In February, Kering chairman and CEO François-Henri Pinault expressed readiness to add brands to the “backbone” represented by Gucci, after a year of purging the group of non-core brands including Puma and Volcom as part of its transformation into a pure luxury player.
“Our ambition is to make Kering the most influential group in the world in terms of creativity, social and environmental responsibility, innovation and financial performance,” Pinault declared. “We have very important financial resources, which are growing regularly, and we are therefore in a position to seize opportunities.” Pinault also said at the time that Kering needed “brands that complete our portfolio, according to a very precise analysis of our brand portfolio, and we are also very vigilant not to overpay for brands, as has been the case recently,” likely pointing to the hefty $2.1 billion price tag paid by Capri Holdings, formerly known as Michael Kors Holdings, for Versace in September 2018. Kering has been at the center of several M&A speculation, said to be circling Salvatore Ferragamo, Valentino and Versace itself.
Moncler is a textbook success story, spearheaded by Ruffini, who developed the brand from a dusty collection of utilitarian down-filled jackets with mostly local distribution into a global luxury fashion label. Going for what he called his “dream brand,” Ruffini bought the company in 2003, spearheaded its global expansion, publicly listing it in Milan in December 2013 and reaching the $1 billion in sales milestone in 2016, while wiping out its debt. He has driven Moncler’s growth by forming close relationships with designers from Nicolas Ghesquière to Junya Watanabe, Giambattista Valli, who designed Moncler Gamme Rouge, to Thom Browne, who was in charge of the Moncler Gamme Bleu line for men. After 10 years of a successful run with the latter two projects, Ruffini fearlessly overturned the company’s business model and strategy, launching Moncler Genius, a series of drops and capsules with designers ranging from Pierpaolo Piccioli to Simone Rocha and Craig Green, to name a few. As per the latest financial reports, consolidated revenues at Moncler grew 14% to 995.3 million euros in the first nine months of the year, despite the impact of social unrest in Hong Kong.
After eight years, Eurazeo in March said it has exited the last of its stake in Moncler, selling 4.8% of the company for 445 million euros. That’s more money than Eurazeo and its co-investors paid for 45% of the company in 2011, making for one of the most successful private equity investments in fashion in recent memory.

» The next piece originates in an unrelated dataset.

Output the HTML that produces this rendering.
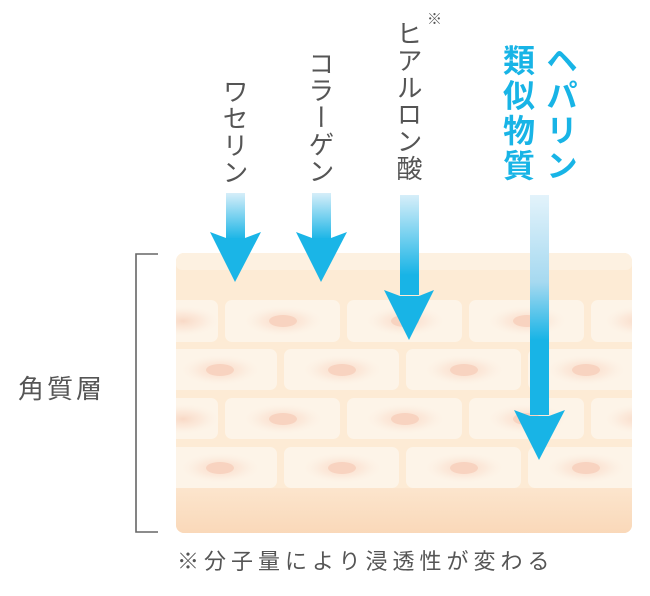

Marco De Benedetti, managing director and co-head of Carlyle’s European Buyout Group, and an early investor in Moncler, is vice chairman of the brand. As of March, Ruffini holds more than 66.9 million shares in Moncler through Ruffini Partecipazioni Srl and 151,648 directly; chief corporate and supply officer Luciano Santel holds 216,000 shares; chief marketing and operating officer Roberto Eggs holds 112,000 shares; and Virginie Morgon, CEO of Eurazeo, holds 9,770 shares.
Moncler shares in one year have risen 45.86%.